Canada • Study Permit • study 0 views
By VisaBuddies Communityvia community — compiled from public visa forums

Documents Needed

  • GIC deposit, sent from the student's own bank in their home country

    Sending it from a country of residence other than the home country (even if the student lives there) can cause issues — one member's refund was affected by exactly this.

Step-by-Step

A member asked whether a GIC was still worth getting even outside the SDS stream, which bank to use, and what happens to the GIC funds if the visa is rejected — specifically for a student sending money from the UAE.

What the thread clarified:
  1. The GIC deposit should come from the student's own bank account in their home country, not their country of residence if different. One member's own refund was affected because they'd sent the deposit from a bank in Saudi Arabia (their country of residence) rather than their home country — worth being mindful of this distinction if you live abroad.
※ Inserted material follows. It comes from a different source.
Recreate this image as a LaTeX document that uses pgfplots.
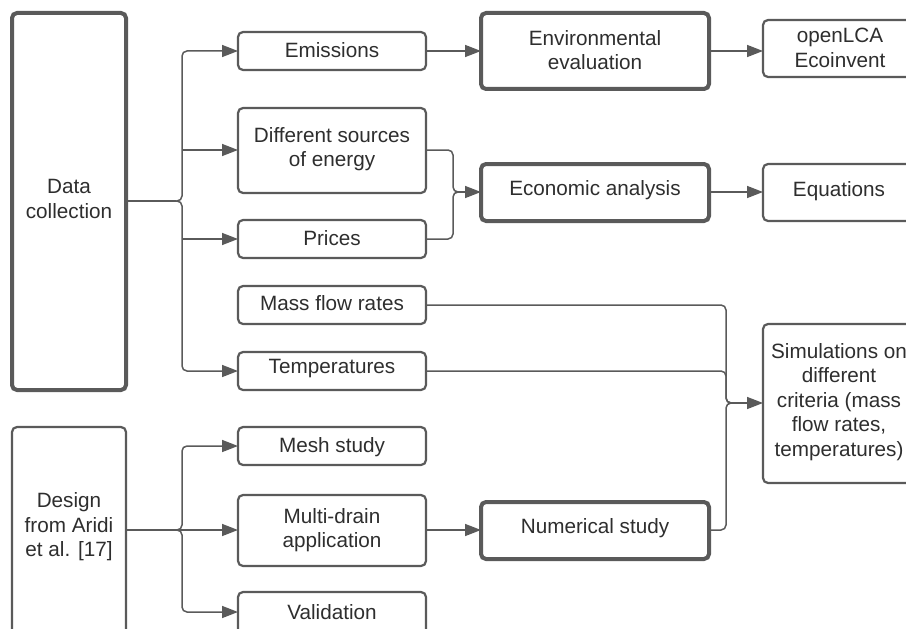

  2. Scotiabank was used successfully by one member, who recommended carefully reading the bank's own guide before making the transfer, since requirements and processes can be bank-specific.

  3. If your visa is rejected, you don't get the full GIC amount back immediately or in full. Refunds typically deduct processing fees, and additional amounts can be lost to foreign currency exchange rate differences between when you deposited and when it's refunded.


The practical takeaway: fund your GIC from your own bank account in your actual home country (not your country of residence, if different), read your chosen bank's guide carefully (Scotiabank was used successfully by one member), and expect a rejected-visa refund to come back reduced by processing fees and FX conversion losses, not the full original amount.

Dos, Don'ts & Tips

  • Do: Fund your GIC from your own bank account in your home country, not your country of residence if it's different.
  • Tip: A rejected visa's GIC refund typically comes back reduced by processing fees and FX conversion losses, not the full original amount.
  • Do: Read your chosen bank's GIC guide carefully before transferring, since requirements are bank-specific.